At the centre of Canada's celebration of its 150th anniversary of its confederation is the powerfully symbolic, multi-colored maple leaf logo designed by the young Canadian Filipino Ariana Mari Cuvin.
Cuvin’s creation won the 2015 Canada Heritage design contest inviting students to create a logo for Canada’s landmark anniversary. The former Global Business and Digital Arts major at the University of Waterloo in Ontario won $5,000 for her work.
Now a part of Canadian history, Cuvin’s design can be seen in posters, t-shirts, leaflets, caps, flags, mugs, refrigerator magnets, even commemorative coins.
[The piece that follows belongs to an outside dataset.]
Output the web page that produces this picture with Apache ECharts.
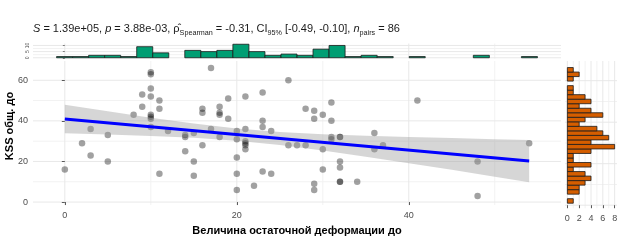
<!DOCTYPE html>
<html>
<head>
<meta charset="utf-8">
<script src="https://cdn.jsdelivr.net/npm/echarts@6/dist/echarts.min.js"></script>
<style>
html, body { margin: 0; padding: 0; background: #fff; }
#chart { width: 623px; height: 241px; }
</style>
</head>
<body>
<div id="chart"></div>
<script>
// residual deformation (x) vs KSS total before (y), 86 pairs
var deformation = [0, 2, 3, 3, 5, 5, 8, 9, 9, 10, 10, 10, 10, 10, 10, 10, 10, 11, 11, 11, 12,
    14, 14, 14, 15, 15, 15, 16, 16, 16, 17, 17, 18, 18, 18, 18, 19, 19, 20, 20, 20, 20, 20,
    21, 21, 21, 21, 21, 21, 22, 23, 23, 23, 23, 24, 24, 26, 26, 27, 28, 28, 29, 29, 29, 29,
    30, 30, 30, 31, 31, 31, 31, 32, 32, 32, 32, 32, 32, 34, 36, 36, 37, 41, 48, 48, 54];
var kssTotal = [16, 29, 36, 23, 33, 20, 43, 53, 47, 63, 64, 56, 52, 43, 42, 41, 37, 50, 46, 14, 35,
    32, 33, 25, 34, 20, 13, 46, 44, 28, 66, 36, 47, 44, 43, 32, 51, 41, 35, 31, 22, 14, 6,
    52, 36, 30, 29, 28, 26, 8, 54, 40, 37, 15, 35, 14, 60, 28, 28, 46, 28, 45, 41, 9, 6,
    43, 26, 16, 49, 40, 32, 31, 32, 32, 20, 17, 10, 10, 10, 34, 26, 28, 50, 20, 3, 29];

// linear fit and its confidence band
var fitX = [0, 54];
var fitY = [40.9, 20.2];
var bandX = [0, 5, 10, 15, 20, 25, 30, 35, 40, 45, 50, 54];
var bandUpper = [47.9, 44.7, 41.5, 38.7, 36.2, 34.5, 33.4, 32.7, 32.1, 31.5, 31.0, 30.6];
var bandLower = [33.9, 33.3, 32.6, 31.7, 30.2, 28.1, 25.4, 22.3, 19.1, 15.9, 12.5, 9.8];

// marginal histograms (30 bins each)
var xBinStart = -0.96, xBinWidth = 1.864;
var xCounts = [1, 1, 2, 2, 1, 9, 4, 0, 6, 5, 6, 11, 5, 2, 3, 2, 7, 10, 1, 2, 1, 0, 1, 0, 0, 0, 2, 0, 0, 1];
var yBinStart = 0.95, yBinWidth = 2.18;
var yCounts = [1, 0, 2, 2, 3, 4, 3, 1, 4, 1, 1, 4, 8, 4, 7, 6, 5, 2, 3, 6, 4, 2, 4, 3, 1, 1, 0, 1, 2, 1];

// tick labels / grid lines
var xTicks = [0, 20, 40], xMinor = [10, 30, 50];
var yTicks = [0, 20, 40, 60], yMinor = [10, 30, 50];
var topCountTicks = [0, 5, 10], topCountMinor = [2.5, 7.5];
var rightCountTicks = [0, 2, 4, 6, 8], rightCountMinor = [1, 3, 5, 7];

var chart = echarts.init(document.getElementById('chart'));

var labelStyle = { fontSize: 9, color: '#4d4d4d', fontFamily: 'Liberation Sans, Arial, sans-serif' };
var tickStyle = { show: true, length: 3, lineStyle: { color: '#333', width: 0.8 } };

function gridLines(xi, yi, values, dir, color) {
    return {
        type: 'custom',
        xAxisIndex: xi,
        yAxisIndex: yi,
        silent: true,
        z: 0,
        data: values.map(function (v) { return dir === 'v' ? [v, 0] : [0, v]; }),
        renderItem: function (params, api) {
            var cs = params.coordSys;
            var p = api.coord([api.value(0), api.value(1)]);
            var shape = dir === 'v'
                ? { x1: p[0], y1: cs.y, x2: p[0], y2: cs.y + cs.height }
                : { x1: cs.x, y1: p[1], x2: cs.x + cs.width, y2: p[1] };
            return { type: 'line', shape: shape, style: { stroke: color, lineWidth: 1 } };
        }
    };
}

var MAJOR = '#e8e8e8', MINOR = '#f2f2f2';

var scatterData = deformation.map(function (x, i) { return [x, kssTotal[i]]; });

var option = {
    animation: false,
    grid: [
        { left: 33, top: 61, width: 528, height: 147.3 },
        { left: 33, top: 43.5, width: 528, height: 15 },
        { left: 565, top: 61, width: 52, height: 147.3 }
    ],
    xAxis: [
        {
            gridIndex: 0, type: 'value', min: -3.7, max: 57.7,
            axisLine: { show: false },
            axisTick: Object.assign({ customValues: xTicks }, tickStyle),
            axisLabel: Object.assign({ customValues: xTicks, margin: 6 }, labelStyle),
            splitLine: { show: false },
            name: 'Величина остаточной деформации до',
            nameLocation: 'middle',
            nameGap: 19,
            nameTextStyle: { fontSize: 11, fontWeight: 'bold', color: '#000', fontFamily: 'Liberation Sans, Arial, sans-serif' }
        },
        {
            gridIndex: 1, type: 'value', min: -3.7, max: 57.7,
            axisLine: { show: false }, axisTick: { show: false }, axisLabel: { show: false },
            splitLine: { show: false }
        },
        {
            gridIndex: 2, type: 'value', min: -0.4, max: 8.4,
            axisLine: { show: false },
            axisTick: Object.assign({ customValues: rightCountTicks }, tickStyle),
            axisLabel: Object.assign({ customValues: rightCountTicks, margin: 6 }, labelStyle),
            splitLine: { show: false }
        }
    ],
    yAxis: [
        {
            gridIndex: 0, type: 'value', min: -1.5, max: 69.5,
            axisLine: { show: false },
            axisTick: Object.assign({ customValues: yTicks }, tickStyle),
            axisLabel: Object.assign({ customValues: yTicks, margin: 5 }, labelStyle),
            splitLine: { show: false }
        },
        {
            gridIndex: 1, type: 'value', min: -0.6, max: 11.6,
            axisLine: { show: false },
            axisTick: { show: true, length: 2, customValues: topCountTicks, lineStyle: { color: '#333', width: 0.6 } },
            axisLabel: { customValues: topCountTicks, margin: 3, fontSize: 5, rotate: 90, color: '#4d4d4d' },
            splitLine: { show: false }
        },
        {
            gridIndex: 2, type: 'value', min: -1.5, max: 69.5,
            axisLine: { show: false }, axisTick: { show: false }, axisLabel: { show: false },
            splitLine: { show: false }
        }
    ],
    graphic: [
        {
            type: 'text',
            left: 33,
            top: 21,
            style: {
                text: '{i|S} = 1.39e+05, {i|p} = 3.88e-03, ρ̂{sub|Spearman} = -0.31, CI{sub|95%} [-0.49, -0.10], {i|n}{sub|pairs} = 86',
                fontSize: 11,
                fontFamily: 'Liberation Sans, Arial, sans-serif',
                fill: '#1a1a1a',
                lineHeight: 16,
                rich: {
                    i: { fontStyle: 'italic', fontSize: 11, lineHeight: 16 },
                    sub: { fontSize: 7.2, lineHeight: 10, verticalAlign: 'bottom' }
                }
            }
        },
        {
            type: 'text',
            x: 10,
            y: 126,
            rotation: Math.PI / 2,
            style: {
                text: 'KSS общ. до',
                fontSize: 11,
                fontWeight: 'bold',
                fontFamily: 'Liberation Sans, Arial, sans-serif',
                fill: '#000',
                align: 'center',
                verticalAlign: 'middle'
            }
        }
    ],
    series: [
        gridLines(0, 0, xMinor, 'v', MINOR),
        gridLines(0, 0, yMinor, 'h', MINOR),
        gridLines(0, 0, xTicks, 'v', MAJOR),
        gridLines(0, 0, yTicks, 'h', MAJOR),
        gridLines(1, 1, xMinor, 'v', MINOR),
        gridLines(1, 1, topCountMinor, 'h', MINOR),
        gridLines(1, 1, xTicks, 'v', MAJOR),
        gridLines(1, 1, topCountTicks, 'h', MAJOR),
        gridLines(2, 2, rightCountMinor, 'v', MINOR),
        gridLines(2, 2, yMinor, 'h', MINOR),
        gridLines(2, 2, rightCountTicks, 'v', MAJOR),
        gridLines(2, 2, yTicks, 'h', MAJOR),
        {
            type: 'scatter',
            xAxisIndex: 0, yAxisIndex: 0,
            data: scatterData,
            symbolSize: 6.5,
            itemStyle: { color: 'rgba(0,0,0,0.46)' },
            z: 3
        },
        {
            type: 'custom',
            xAxisIndex: 0, yAxisIndex: 0,
            silent: true,
            z: 4,
            data: [[0, 0]],
            renderItem: function (params, api) {
                var pts = [];
                bandX.forEach(function (x, i) { pts.push(api.coord([x, bandUpper[i]])); });
                for (var i = bandX.length - 1; i >= 0; i--) pts.push(api.coord([bandX[i], bandLower[i]]));
                return { type: 'polygon', shape: { points: pts }, style: { fill: 'rgba(153,153,153,0.4)' } };
            }
        },
        {
            type: 'line',
            xAxisIndex: 0, yAxisIndex: 0,
            data: fitX.map(function (x, i) { return [x, fitY[i]]; }),
            showSymbol: false,
            lineStyle: { color: '#0000ff', width: 3 },
            z: 5
        },
        {
            type: 'custom',
            xAxisIndex: 1, yAxisIndex: 1,
            z: 2,
            data: xCounts.map(function (c, i) { return [xBinStart + i * xBinWidth, c]; }),
            renderItem: function (params, api) {
                var c = api.value(1);
                if (!c) return null;
                var x0 = api.value(0);
                var p0 = api.coord([x0, 0]);
                var p1 = api.coord([x0 + xBinWidth, c]);
                return {
                    type: 'rect',
                    shape: { x: p0[0], y: p1[1], width: p1[0] - p0[0], height: p0[1] - p1[1] },
                    style: { fill: '#009e73', stroke: '#1a1a1a', lineWidth: 0.8 }
                };
            }
        },
        {
            type: 'custom',
            xAxisIndex: 2, yAxisIndex: 2,
            z: 2,
            data: yCounts.map(function (c, i) { return [c, yBinStart + i * yBinWidth]; }),
            renderItem: function (params, api) {
                var c = api.value(0);
                if (!c) return null;
                var y0 = api.value(1);
                var p0 = api.coord([0, y0]);
                var p1 = api.coord([c, y0 + yBinWidth]);
                return {
                    type: 'rect',
                    shape: { x: p0[0], y: p1[1], width: p1[0] - p0[0], height: p0[1] - p1[1] },
                    style: { fill: '#d55e00', stroke: '#1a1a1a', lineWidth: 0.8 }
                };
            }
        }
    ]
};

chart.setOption(option);
window.addEventListener('resize', function () { chart.resize(); });
</script>
</body>
</html>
The logo is stamped on all government products related to Canada’s 150th birthday.
Though unavailable for comment, Cuvin had said in aYouTube interview, “When I found out about the contest, I was very excited because it was an opportunity that I wouldn’t otherwise get as a student and I thought that I might as well give it a shot. When I started thinking about the logo, I knew I wanted to create something simple, something that would be easily recognizable and I wanted to leave enough room so that whoever was building the visual identity for Canada 150 would have enough room to play and create their own design.
"The four diamonds that are attached to the stem in the maple leaf are meant to represent the four provinces that were part of the Confederation in 1867. As we approach the 150th Anniversary of Confederation, I’m excited to see what the future holds for Canada and what the next chapter is going to be like.”
Shelly Glover, former Minister of Canadian Heritage and Official Languages, predicts:“The logo will become a unifying symbol of the Canada 150 movement, a lasting reminder of our proudest moments along the journey.”
Cuvin's family immigrated from Hong Kong in 2002, when she was seven years old. Reports show she graduated from Father John Redmond Catholic Secondary School and Regional Arts Centre in Toronto, and was a recipient of the Filipino Centre of Toronto outstanding student award.
This distinction is given to Filipino-Canadian students who have demonstrated academic excellence and have been active volunteers in their community.
In May 2015, during former President Benigno Aquino’s state visit, then Prime Minister Stephen Harper cited Cuvin as an example of Filipino success in Canada.
During the Asian Heritage Month, Canadian Filipino Senator Tobias Enverga also gave a glowing tribute to Cuvin. “When it comes to other contributions by Asian Canadians, I can proudly let you know that the Canada 150 logo that we have seen in so many places this year was designed by a Filipino-Canadian." Enverga said Cuvin's feat makes him "exceptionally proud" to belong the Filipino immigrant community.
In addition to her passion for translating ideas through graphics, Cuvin also enjoys singing. She has been singing in church and is currently an Assistant Musical Director of Waterloo’s “Unaccompanied Minors,” an a cappella group.
The 21-year-old digital designer’s overall quest, according to her profile, “is to help make the digital world a better place, one sketch, vector, and/or wireframe, at a time.”